Dataset items

--*--

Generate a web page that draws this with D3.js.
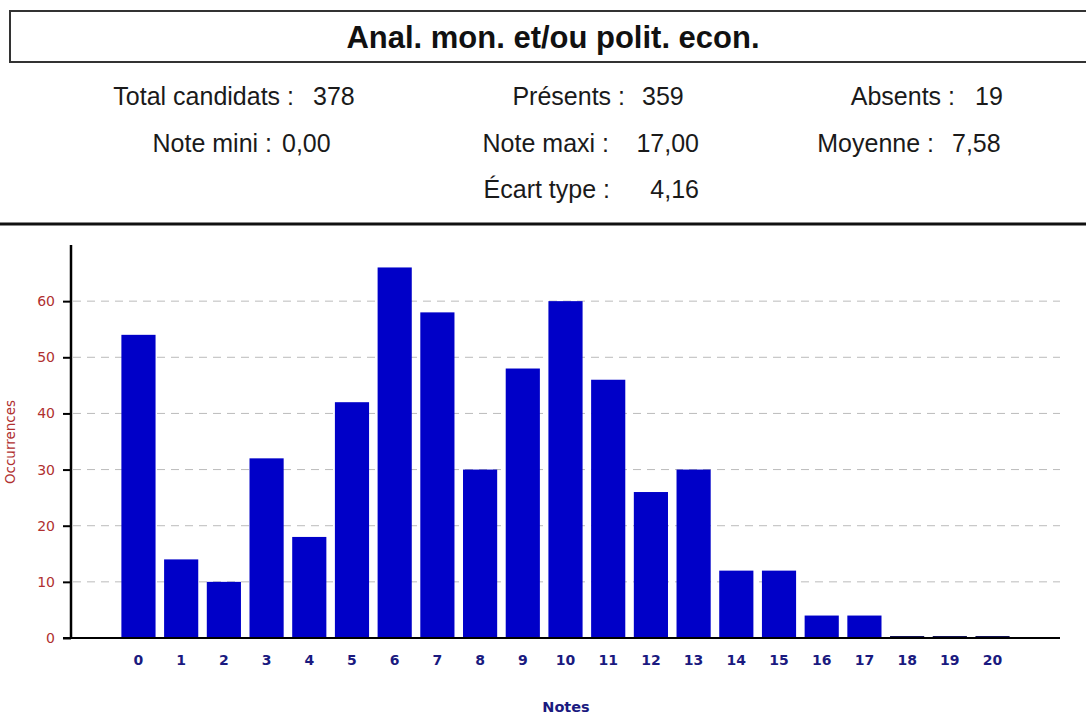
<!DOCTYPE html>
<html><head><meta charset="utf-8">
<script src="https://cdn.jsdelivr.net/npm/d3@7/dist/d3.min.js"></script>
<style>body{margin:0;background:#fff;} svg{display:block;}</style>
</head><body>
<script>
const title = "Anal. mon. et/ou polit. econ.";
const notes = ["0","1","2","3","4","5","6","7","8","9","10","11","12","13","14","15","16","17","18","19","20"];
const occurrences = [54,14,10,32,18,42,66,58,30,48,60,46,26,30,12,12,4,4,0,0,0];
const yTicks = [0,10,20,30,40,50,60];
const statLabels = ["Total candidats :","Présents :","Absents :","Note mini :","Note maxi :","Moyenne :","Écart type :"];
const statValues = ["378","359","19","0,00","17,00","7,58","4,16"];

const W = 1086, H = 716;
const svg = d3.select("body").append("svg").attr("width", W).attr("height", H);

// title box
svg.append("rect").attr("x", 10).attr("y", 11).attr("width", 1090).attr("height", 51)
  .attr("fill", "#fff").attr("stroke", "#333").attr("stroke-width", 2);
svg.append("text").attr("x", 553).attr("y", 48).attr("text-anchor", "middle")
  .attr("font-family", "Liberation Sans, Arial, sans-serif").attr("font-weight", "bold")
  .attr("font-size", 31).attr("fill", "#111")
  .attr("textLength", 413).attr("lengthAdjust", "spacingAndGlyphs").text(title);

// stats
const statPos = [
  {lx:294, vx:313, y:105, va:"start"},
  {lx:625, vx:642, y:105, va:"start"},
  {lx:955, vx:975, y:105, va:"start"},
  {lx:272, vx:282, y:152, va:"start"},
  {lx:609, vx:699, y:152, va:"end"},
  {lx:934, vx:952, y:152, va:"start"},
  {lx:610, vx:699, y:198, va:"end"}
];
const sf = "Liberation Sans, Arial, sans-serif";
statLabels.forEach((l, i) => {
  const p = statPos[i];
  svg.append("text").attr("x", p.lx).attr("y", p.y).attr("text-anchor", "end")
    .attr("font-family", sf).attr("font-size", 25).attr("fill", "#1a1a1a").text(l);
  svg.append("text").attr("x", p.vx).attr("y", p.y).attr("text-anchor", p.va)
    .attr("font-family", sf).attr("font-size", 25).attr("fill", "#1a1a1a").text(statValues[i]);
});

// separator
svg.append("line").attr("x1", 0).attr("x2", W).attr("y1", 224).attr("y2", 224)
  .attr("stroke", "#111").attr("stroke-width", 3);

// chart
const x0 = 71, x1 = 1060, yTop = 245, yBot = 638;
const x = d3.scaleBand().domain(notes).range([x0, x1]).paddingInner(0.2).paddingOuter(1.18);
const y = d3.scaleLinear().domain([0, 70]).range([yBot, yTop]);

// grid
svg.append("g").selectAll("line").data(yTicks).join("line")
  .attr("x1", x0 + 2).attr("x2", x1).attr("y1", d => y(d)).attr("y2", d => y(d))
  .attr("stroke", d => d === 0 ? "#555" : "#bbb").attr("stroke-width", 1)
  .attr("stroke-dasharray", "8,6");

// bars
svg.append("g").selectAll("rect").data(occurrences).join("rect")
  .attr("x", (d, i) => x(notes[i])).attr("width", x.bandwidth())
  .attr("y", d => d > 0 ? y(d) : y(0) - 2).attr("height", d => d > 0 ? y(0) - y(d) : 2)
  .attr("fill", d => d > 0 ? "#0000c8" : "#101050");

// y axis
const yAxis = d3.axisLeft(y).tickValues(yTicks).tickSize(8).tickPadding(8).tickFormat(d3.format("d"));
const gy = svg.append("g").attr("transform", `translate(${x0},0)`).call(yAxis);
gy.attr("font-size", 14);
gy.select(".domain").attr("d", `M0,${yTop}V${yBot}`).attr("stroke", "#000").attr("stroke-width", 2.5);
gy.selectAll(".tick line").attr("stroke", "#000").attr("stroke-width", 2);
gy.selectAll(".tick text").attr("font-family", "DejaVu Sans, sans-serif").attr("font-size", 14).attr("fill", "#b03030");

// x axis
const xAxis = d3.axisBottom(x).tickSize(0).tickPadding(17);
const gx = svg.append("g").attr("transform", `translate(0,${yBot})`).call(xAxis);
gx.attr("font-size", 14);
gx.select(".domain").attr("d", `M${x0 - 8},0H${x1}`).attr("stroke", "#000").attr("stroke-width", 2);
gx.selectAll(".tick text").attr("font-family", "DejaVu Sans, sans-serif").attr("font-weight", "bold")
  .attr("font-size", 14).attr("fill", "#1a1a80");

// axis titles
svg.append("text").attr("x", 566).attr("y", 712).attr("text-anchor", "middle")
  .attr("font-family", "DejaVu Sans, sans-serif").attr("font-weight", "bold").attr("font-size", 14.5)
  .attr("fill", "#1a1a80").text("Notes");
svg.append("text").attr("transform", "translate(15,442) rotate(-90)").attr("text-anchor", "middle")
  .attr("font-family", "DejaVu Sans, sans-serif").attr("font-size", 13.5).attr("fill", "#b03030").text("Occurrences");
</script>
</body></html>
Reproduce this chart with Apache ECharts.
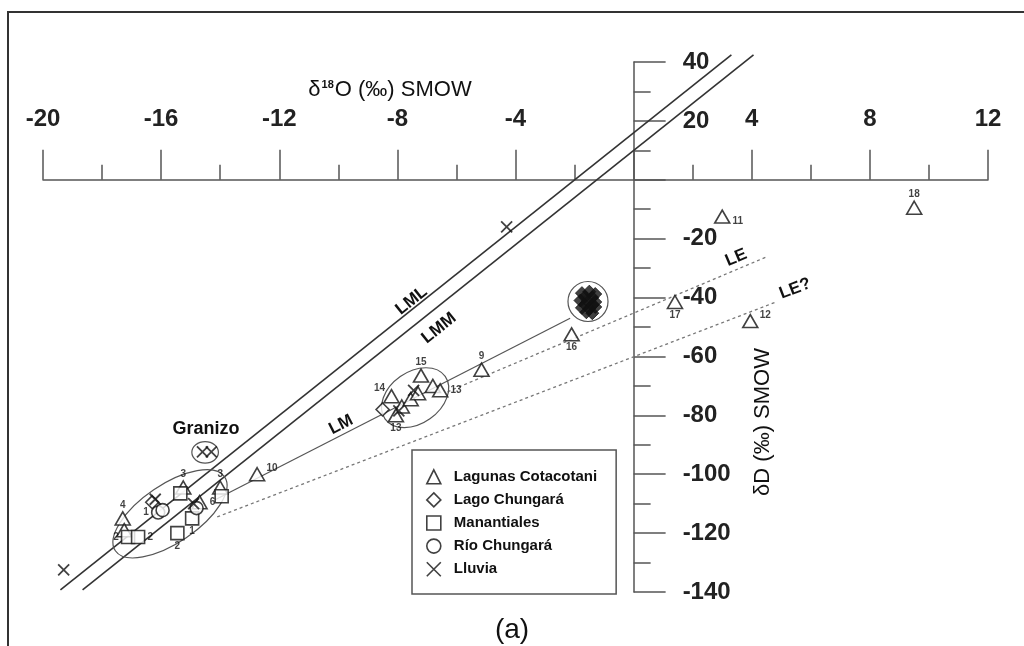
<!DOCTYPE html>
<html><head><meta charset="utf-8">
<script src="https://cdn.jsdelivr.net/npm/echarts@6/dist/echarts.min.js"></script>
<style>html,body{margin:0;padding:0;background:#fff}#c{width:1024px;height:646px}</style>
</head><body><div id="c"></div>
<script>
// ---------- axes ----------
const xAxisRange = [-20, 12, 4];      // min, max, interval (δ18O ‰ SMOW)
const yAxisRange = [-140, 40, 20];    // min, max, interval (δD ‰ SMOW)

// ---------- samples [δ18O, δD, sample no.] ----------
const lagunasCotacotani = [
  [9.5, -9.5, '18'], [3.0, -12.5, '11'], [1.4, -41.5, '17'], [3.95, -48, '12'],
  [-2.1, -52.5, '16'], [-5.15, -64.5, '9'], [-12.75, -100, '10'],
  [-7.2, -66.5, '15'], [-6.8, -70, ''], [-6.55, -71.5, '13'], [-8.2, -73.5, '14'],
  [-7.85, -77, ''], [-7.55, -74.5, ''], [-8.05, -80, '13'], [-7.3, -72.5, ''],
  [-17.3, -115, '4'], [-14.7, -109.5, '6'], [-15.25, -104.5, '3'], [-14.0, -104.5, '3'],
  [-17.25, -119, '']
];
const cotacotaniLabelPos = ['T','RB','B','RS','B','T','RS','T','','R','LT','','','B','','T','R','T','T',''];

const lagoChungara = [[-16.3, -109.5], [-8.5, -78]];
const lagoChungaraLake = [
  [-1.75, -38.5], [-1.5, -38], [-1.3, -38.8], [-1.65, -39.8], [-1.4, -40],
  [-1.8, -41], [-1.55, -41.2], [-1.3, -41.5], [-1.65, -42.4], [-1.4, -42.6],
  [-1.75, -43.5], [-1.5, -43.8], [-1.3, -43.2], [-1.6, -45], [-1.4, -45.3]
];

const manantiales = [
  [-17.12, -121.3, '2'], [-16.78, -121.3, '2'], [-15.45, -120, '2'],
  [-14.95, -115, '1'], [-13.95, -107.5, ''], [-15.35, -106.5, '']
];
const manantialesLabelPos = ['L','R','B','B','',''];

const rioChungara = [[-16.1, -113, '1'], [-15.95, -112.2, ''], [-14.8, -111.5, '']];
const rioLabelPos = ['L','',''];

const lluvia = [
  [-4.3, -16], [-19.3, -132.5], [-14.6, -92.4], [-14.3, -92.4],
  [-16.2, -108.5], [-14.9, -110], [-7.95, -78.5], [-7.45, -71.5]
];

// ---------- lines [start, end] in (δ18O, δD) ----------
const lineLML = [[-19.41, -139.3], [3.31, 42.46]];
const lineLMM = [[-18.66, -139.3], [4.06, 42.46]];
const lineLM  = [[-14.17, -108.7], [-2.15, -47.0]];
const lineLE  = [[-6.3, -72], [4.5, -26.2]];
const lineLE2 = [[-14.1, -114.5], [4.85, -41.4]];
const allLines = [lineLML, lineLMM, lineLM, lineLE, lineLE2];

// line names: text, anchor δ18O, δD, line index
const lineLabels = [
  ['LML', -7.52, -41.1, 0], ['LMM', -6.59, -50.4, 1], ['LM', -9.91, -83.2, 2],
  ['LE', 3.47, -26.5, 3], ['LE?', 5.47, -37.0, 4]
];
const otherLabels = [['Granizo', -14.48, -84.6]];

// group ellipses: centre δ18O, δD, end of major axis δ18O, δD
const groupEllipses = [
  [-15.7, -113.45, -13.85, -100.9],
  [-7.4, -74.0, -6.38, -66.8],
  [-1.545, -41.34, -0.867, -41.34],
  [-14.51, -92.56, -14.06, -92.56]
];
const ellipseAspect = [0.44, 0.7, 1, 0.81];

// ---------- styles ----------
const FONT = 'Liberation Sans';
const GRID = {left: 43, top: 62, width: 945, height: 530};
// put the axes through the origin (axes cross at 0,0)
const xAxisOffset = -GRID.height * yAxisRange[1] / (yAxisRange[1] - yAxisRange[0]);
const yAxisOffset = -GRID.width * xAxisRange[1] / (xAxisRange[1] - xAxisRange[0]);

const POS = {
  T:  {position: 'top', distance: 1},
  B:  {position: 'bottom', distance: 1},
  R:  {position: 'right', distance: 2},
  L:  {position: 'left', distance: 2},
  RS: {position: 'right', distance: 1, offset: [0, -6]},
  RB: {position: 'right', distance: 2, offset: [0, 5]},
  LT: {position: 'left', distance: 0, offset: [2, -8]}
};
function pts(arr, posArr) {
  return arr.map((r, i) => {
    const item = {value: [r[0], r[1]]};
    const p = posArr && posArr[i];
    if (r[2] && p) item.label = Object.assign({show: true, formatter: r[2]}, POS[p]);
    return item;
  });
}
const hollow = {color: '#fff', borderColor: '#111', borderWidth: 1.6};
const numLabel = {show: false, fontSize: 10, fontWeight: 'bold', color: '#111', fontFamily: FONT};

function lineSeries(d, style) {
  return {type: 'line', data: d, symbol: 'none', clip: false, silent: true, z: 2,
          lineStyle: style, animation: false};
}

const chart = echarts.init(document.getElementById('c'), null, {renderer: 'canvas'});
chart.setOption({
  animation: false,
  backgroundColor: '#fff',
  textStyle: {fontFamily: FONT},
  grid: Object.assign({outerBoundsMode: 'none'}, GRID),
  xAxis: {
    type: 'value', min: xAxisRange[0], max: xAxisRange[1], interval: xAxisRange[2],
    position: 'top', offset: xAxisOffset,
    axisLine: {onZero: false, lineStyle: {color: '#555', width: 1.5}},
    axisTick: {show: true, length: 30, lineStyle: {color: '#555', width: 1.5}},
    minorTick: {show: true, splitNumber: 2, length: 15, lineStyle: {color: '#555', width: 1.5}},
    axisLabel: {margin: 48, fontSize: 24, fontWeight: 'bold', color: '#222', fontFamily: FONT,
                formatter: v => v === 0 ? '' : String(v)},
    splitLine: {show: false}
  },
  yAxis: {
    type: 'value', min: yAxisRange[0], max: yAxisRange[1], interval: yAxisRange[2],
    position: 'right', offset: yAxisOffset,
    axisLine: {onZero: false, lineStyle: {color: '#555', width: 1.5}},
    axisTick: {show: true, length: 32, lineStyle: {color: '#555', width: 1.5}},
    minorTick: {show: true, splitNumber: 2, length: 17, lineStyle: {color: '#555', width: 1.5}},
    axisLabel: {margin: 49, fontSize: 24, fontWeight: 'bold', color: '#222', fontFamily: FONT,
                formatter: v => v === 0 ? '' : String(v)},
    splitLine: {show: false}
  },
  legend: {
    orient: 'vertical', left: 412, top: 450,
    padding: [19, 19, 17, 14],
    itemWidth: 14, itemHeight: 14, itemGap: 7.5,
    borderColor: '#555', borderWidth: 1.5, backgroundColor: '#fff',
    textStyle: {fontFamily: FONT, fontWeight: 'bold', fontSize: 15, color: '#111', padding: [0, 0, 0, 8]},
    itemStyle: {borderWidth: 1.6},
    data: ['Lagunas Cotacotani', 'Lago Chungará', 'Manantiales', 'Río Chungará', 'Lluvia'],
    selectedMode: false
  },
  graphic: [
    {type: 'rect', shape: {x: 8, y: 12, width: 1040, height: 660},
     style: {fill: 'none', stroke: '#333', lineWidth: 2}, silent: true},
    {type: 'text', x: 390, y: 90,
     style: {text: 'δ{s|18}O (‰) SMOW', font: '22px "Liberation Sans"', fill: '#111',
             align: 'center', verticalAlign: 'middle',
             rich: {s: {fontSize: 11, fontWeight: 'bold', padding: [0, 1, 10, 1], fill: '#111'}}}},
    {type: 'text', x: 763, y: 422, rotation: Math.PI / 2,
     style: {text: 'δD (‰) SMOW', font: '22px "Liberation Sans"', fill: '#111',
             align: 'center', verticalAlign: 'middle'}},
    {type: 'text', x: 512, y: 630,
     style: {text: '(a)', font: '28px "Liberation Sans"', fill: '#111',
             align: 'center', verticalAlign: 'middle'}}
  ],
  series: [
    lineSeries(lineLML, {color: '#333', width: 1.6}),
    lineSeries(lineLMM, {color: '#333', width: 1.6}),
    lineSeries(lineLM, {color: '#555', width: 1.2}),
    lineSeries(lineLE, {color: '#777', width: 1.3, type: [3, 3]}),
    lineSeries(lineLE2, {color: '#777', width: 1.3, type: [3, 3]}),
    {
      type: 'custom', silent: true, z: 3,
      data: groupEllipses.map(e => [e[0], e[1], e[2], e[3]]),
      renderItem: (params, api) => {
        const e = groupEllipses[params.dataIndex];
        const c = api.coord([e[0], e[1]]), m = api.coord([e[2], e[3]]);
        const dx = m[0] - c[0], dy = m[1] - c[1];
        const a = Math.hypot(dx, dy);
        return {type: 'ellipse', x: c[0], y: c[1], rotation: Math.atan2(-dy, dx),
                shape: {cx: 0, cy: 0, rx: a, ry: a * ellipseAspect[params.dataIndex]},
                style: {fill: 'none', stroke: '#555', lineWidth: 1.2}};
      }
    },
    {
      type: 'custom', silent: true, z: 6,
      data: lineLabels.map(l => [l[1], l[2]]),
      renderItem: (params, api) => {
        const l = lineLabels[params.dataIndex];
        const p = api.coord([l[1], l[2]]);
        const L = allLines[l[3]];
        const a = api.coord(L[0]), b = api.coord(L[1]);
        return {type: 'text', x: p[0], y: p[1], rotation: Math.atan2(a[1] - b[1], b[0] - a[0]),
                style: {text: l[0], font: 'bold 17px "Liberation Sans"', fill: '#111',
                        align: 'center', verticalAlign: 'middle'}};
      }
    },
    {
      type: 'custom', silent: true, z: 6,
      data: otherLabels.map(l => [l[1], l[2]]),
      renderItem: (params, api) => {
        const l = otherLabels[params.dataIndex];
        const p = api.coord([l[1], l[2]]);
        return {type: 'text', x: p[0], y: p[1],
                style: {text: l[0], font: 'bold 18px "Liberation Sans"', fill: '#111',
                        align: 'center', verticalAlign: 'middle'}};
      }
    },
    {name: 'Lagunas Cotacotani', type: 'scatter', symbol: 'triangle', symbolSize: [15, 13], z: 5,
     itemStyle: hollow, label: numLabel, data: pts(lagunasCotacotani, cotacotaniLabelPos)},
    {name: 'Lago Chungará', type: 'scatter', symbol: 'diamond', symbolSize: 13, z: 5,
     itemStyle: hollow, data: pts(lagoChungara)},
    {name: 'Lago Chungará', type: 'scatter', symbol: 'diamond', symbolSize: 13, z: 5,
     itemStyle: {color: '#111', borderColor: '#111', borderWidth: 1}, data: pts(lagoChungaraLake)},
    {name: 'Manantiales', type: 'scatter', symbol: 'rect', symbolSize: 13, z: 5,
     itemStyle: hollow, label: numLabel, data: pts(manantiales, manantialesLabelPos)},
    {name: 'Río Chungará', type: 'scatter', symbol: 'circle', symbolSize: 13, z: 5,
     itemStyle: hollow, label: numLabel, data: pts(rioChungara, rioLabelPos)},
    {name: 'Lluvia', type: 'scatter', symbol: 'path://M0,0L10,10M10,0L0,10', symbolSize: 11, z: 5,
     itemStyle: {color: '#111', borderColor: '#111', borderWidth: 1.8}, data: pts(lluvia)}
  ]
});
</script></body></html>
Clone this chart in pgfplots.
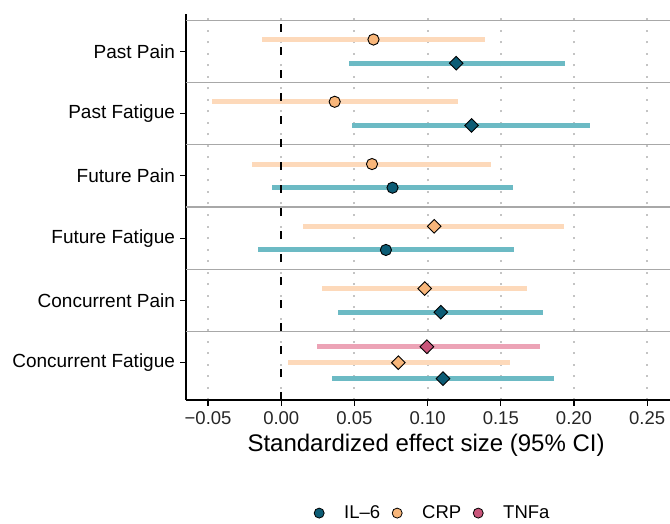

--*--

*Exercise prompt:*
Extract, from the listing above, every line where the string "with" occurs.

*Response below:*
Generate a web page that draws this with D3.js.
Reproduce this chart with Apache ECharts.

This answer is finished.